Only getting criticism that you request is an interesting guideline. It sounds like a good approach -- unless you have a teammate who never asks for criticism. (Or perhaps who asks too late or too infrequently). Maybe you could navigate this with explicit milestones where one is usually expected to request criticism, like in the agile methodology's sprint reviews?
I agree with the literature that traditional performance reviews tend to be counterproductive, and that positive and negative feedback are better dealt with through regular 1-on-1s.

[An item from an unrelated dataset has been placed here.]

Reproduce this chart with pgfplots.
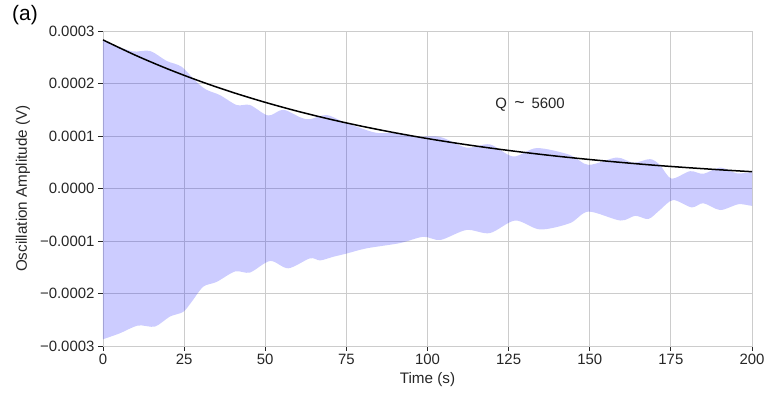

I've also found it helpful to have a team policy defining what sort of criticism is actionable and encouraged -- and that could ultimately affect your job if chronically left unaddressed -- versus complaints that somebody somewhere will inevitably levy on someone else, but that will definitely not impact your job, at least from management's perspective.
My current rubric is that a legitimate criticism:
1) is reasonably objective (not an opinion like "you write confusing code", but comes with concrete examples like "you wrote this specific code on this changelist that caused these problems, which had a substantial impact on the team's ability to progress on the game")
2) is important: there's a reasonably objective argument to be made for why the negative impact of the problem is substantial
3) is delivered along with a concrete solution to rectify the problem
I've found that 3) is often more helpful in encouraging the critic to empathize with the challenges their teammate is dealing with, since they have to themselves think of a solution rather than just tossing off some negativity (and might also realize they don't have the skills themselves to easily solve the problem they're pointing out).
I hereby request criticism on my thoughts about criticism. :P (If and only if you have the time and inclination to comment, of course!)
And congrats on the new gig; it sounds pretty sweet!